> Stated task
Your task is to repeat the lines below exactly, excluding any pictures they contain.

[START Recorded data]

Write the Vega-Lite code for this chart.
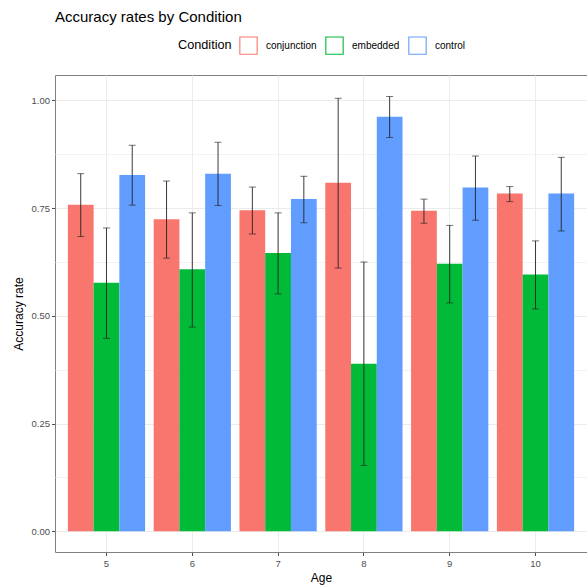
{
  "$schema": "https://vega.github.io/schema/vega-lite/v6.json",
  "autosize": "none",
  "padding": {"left": 55, "top": 75, "right": 0, "bottom": 35},
  "width": 532,
  "height": 477,
  "background": "white",
  "title": {"text": "Accuracy rates by Condition", "anchor": "start", "frame": "group", "font": "Liberation Sans", "fontSize": 15, "fontWeight": "normal", "color": "#000000", "offset": -1, "baseline": "alphabetic"},
  "config": {
    "font": "Liberation Sans",
    "view": {"stroke": "#808080", "strokeWidth": 1},
    "axis": {"labelFont": "Liberation Sans", "titleFont": "Liberation Sans", "labelColor": "#4D4D4D", "labelFontSize": 9.5, "titleFontSize": 12, "titleFontWeight": "normal", "titleColor": "#000000", "domain": false, "tickColor": "#4D4D4D", "tickSize": 3.5, "gridColor": "#EBEBEB", "gridWidth": 1}
  },
  "data": {"values": [
    {"age": 5, "cond": "conjunction", "mean": 0.758, "lo": 0.684, "hi": 0.830},
    {"age": 5, "cond": "embedded", "mean": 0.577, "lo": 0.448, "hi": 0.704},
    {"age": 5, "cond": "control", "mean": 0.827, "lo": 0.757, "hi": 0.896},
    {"age": 6, "cond": "conjunction", "mean": 0.724, "lo": 0.634, "hi": 0.813},
    {"age": 6, "cond": "embedded", "mean": 0.608, "lo": 0.474, "hi": 0.739},
    {"age": 6, "cond": "control", "mean": 0.830, "lo": 0.756, "hi": 0.903},
    {"age": 7, "cond": "conjunction", "mean": 0.745, "lo": 0.690, "hi": 0.799},
    {"age": 7, "cond": "embedded", "mean": 0.646, "lo": 0.551, "hi": 0.739},
    {"age": 7, "cond": "control", "mean": 0.771, "lo": 0.716, "hi": 0.824},
    {"age": 8, "cond": "conjunction", "mean": 0.809, "lo": 0.611, "hi": 1.005},
    {"age": 8, "cond": "embedded", "mean": 0.389, "lo": 0.153, "hi": 0.625},
    {"age": 8, "cond": "control", "mean": 0.962, "lo": 0.914, "hi": 1.009},
    {"age": 9, "cond": "conjunction", "mean": 0.744, "lo": 0.715, "hi": 0.771},
    {"age": 9, "cond": "embedded", "mean": 0.621, "lo": 0.530, "hi": 0.710},
    {"age": 9, "cond": "control", "mean": 0.798, "lo": 0.722, "hi": 0.871},
    {"age": 10, "cond": "conjunction", "mean": 0.784, "lo": 0.765, "hi": 0.800},
    {"age": 10, "cond": "embedded", "mean": 0.596, "lo": 0.516, "hi": 0.674},
    {"age": 10, "cond": "control", "mean": 0.784, "lo": 0.697, "hi": 0.868}
  ]},
  "encoding": {
    "x": {"field": "age", "type": "ordinal", "title": "Age",
      "scale": {"paddingInner": 0.1, "paddingOuter": 0.15},
      "axis": {"labelAngle": 0, "grid": true, "bandPosition": 0.5, "titlePadding": 4, "labelPadding": 3}},
    "xOffset": {"field": "cond", "type": "nominal", "sort": ["conjunction", "embedded", "control"], "scale": {"paddingInner": 0, "paddingOuter": 0}}
  },
  "layer": [
    {
      "mark": {"type": "bar"},
      "encoding": {
        "y": {"field": "mean", "type": "quantitative", "title": "Accuracy rate",
          "scale": {"domain": [-0.048, 1.059], "nice": false, "zero": false},
          "axis": {"values": [0, 0.125, 0.25, 0.375, 0.5, 0.625, 0.75, 0.875, 1.0],
            "labelExpr": "datum.value % 0.25 === 0 ? format(datum.value, '.2f') : ''",
            "tickOpacity": {"condition": {"test": "datum.value % 0.25 !== 0", "value": 0}, "value": 1},
            "gridColor": {"condition": {"test": "datum.value % 0.25 !== 0", "value": "#F2F2F2"}, "value": "#EBEBEB"},
            "titlePadding": 6, "labelPadding": 2}},
        "fill": {"field": "cond", "type": "nominal", "title": "Condition",
          "scale": {"domain": ["conjunction", "embedded", "control"], "range": ["#F8766D", "#00BA38", "#619CFF"]},
          "legend": {"orient": "none", "direction": "horizontal", "legendX": 123, "legendY": -39,
            "titleOrient": "left", "titleFontSize": 12.7, "titleFontWeight": "normal", "titleColor": "#000000", "titleFont": "Liberation Sans",
            "labelFontSize": 10, "labelColor": "#000000", "labelFont": "Liberation Sans",
            "symbolType": "M-1,-1H1V1H-1Z M-0.88,-0.88V0.88H0.88V-0.88Z", "symbolSize": 340, "symbolStrokeWidth": 0,
            "columnPadding": 8, "labelOffset": 8, "titlePadding": 7}}
      }
    },
    {
      "mark": {"type": "rule", "color": "#222222", "strokeWidth": 0.9},
      "encoding": {"y": {"field": "lo", "type": "quantitative"}, "y2": {"field": "hi"}}
    },
    {
      "mark": {"type": "tick", "color": "#222222", "thickness": 0.9, "size": 7},
      "encoding": {"y": {"field": "lo", "type": "quantitative"}}
    },
    {
      "mark": {"type": "tick", "color": "#222222", "thickness": 0.9, "size": 7},
      "encoding": {"y": {"field": "hi", "type": "quantitative"}}
    }
  ]
}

[END Recorded data]

> Complete output
Write the Vega-Lite code for this chart.
{
  "$schema": "https://vega.github.io/schema/vega-lite/v6.json",
  "autosize": "none",
  "padding": {"left": 55, "top": 75, "right": 0, "bottom": 35},
  "width": 532,
  "height": 477,
  "background": "white",
  "title": {"text": "Accuracy rates by Condition", "anchor": "start", "frame": "group", "font": "Liberation Sans", "fontSize": 15, "fontWeight": "normal", "color": "#000000", "offset": -1, "baseline": "alphabetic"},
  "config": {
    "font": "Liberation Sans",
    "view": {"stroke": "#808080", "strokeWidth": 1},
    "axis": {"labelFont": "Liberation Sans", "titleFont": "Liberation Sans", "labelColor": "#4D4D4D", "labelFontSize": 9.5, "titleFontSize": 12, "titleFontWeight": "normal", "titleColor": "#000000", "domain": false, "tickColor": "#4D4D4D", "tickSize": 3.5, "gridColor": "#EBEBEB", "gridWidth": 1}
  },
  "data": {"values": [
    {"age": 5, "cond": "conjunction", "mean": 0.758, "lo": 0.684, "hi": 0.830},
    {"age": 5, "cond": "embedded", "mean": 0.577, "lo": 0.448, "hi": 0.704},
    {"age": 5, "cond": "control", "mean": 0.827, "lo": 0.757, "hi": 0.896},
    {"age": 6, "cond": "conjunction", "mean": 0.724, "lo": 0.634, "hi": 0.813},
    {"age": 6, "cond": "embedded", "mean": 0.608, "lo": 0.474, "hi": 0.739},
    {"age": 6, "cond": "control", "mean": 0.830, "lo": 0.756, "hi": 0.903},
    {"age": 7, "cond": "conjunction", "mean": 0.745, "lo": 0.690, "hi": 0.799},
    {"age": 7, "cond": "embedded", "mean": 0.646, "lo": 0.551, "hi": 0.739},
    {"age": 7, "cond": "control", "mean": 0.771, "lo": 0.716, "hi": 0.824},
    {"age": 8, "cond": "conjunction", "mean": 0.809, "lo": 0.611, "hi": 1.005},
    {"age": 8, "cond": "embedded", "mean": 0.389, "lo": 0.153, "hi": 0.625},
    {"age": 8, "cond": "control", "mean": 0.962, "lo": 0.914, "hi": 1.009},
    {"age": 9, "cond": "conjunction", "mean": 0.744, "lo": 0.715, "hi": 0.771},
    {"age": 9, "cond": "embedded", "mean": 0.621, "lo": 0.530, "hi": 0.710},
    {"age": 9, "cond": "control", "mean": 0.798, "lo": 0.722, "hi": 0.871},
    {"age": 10, "cond": "conjunction", "mean": 0.784, "lo": 0.765, "hi": 0.800},
    {"age": 10, "cond": "embedded", "mean": 0.596, "lo": 0.516, "hi": 0.674},
    {"age": 10, "cond": "control", "mean": 0.784, "lo": 0.697, "hi": 0.868}
  ]},
  "encoding": {
    "x": {"field": "age", "type": "ordinal", "title": "Age",
      "scale": {"paddingInner": 0.1, "paddingOuter": 0.15},
      "axis": {"labelAngle": 0, "grid": true, "bandPosition": 0.5, "titlePadding": 4, "labelPadding": 3}},
    "xOffset": {"field": "cond", "type": "nominal", "sort": ["conjunction", "embedded", "control"], "scale": {"paddingInner": 0, "paddingOuter": 0}}
  },
  "layer": [
    {
      "mark": {"type": "bar"},
      "encoding": {
        "y": {"field": "mean", "type": "quantitative", "title": "Accuracy rate",
          "scale": {"domain": [-0.048, 1.059], "nice": false, "zero": false},
          "axis": {"values": [0, 0.125, 0.25, 0.375, 0.5, 0.625, 0.75, 0.875, 1.0],
            "labelExpr": "datum.value % 0.25 === 0 ? format(datum.value, '.2f') : ''",
            "tickOpacity": {"condition": {"test": "datum.value % 0.25 !== 0", "value": 0}, "value": 1},
            "gridColor": {"condition": {"test": "datum.value % 0.25 !== 0", "value": "#F2F2F2"}, "value": "#EBEBEB"},
            "titlePadding": 6, "labelPadding": 2}},
        "fill": {"field": "cond", "type": "nominal", "title": "Condition",
          "scale": {"domain": ["conjunction", "embedded", "control"], "range": ["#F8766D", "#00BA38", "#619CFF"]},
          "legend": {"orient": "none", "direction": "horizontal", "legendX": 123, "legendY": -39,
            "titleOrient": "left", "titleFontSize": 12.7, "titleFontWeight": "normal", "titleColor": "#000000", "titleFont": "Liberation Sans",
            "labelFontSize": 10, "labelColor": "#000000", "labelFont": "Liberation Sans",
            "symbolType": "M-1,-1H1V1H-1Z M-0.88,-0.88V0.88H0.88V-0.88Z", "symbolSize": 340, "symbolStrokeWidth": 0,
            "columnPadding": 8, "labelOffset": 8, "titlePadding": 7}}
      }
    },
    {
      "mark": {"type": "rule", "color": "#222222", "strokeWidth": 0.9},
      "encoding": {"y": {"field": "lo", "type": "quantitative"}, "y2": {"field": "hi"}}
    },
    {
      "mark": {"type": "tick", "color": "#222222", "thickness": 0.9, "size": 7},
      "encoding": {"y": {"field": "lo", "type": "quantitative"}}
    },
    {
      "mark": {"type": "tick", "color": "#222222", "thickness": 0.9, "size": 7},
      "encoding": {"y": {"field": "hi", "type": "quantitative"}}
    }
  ]
}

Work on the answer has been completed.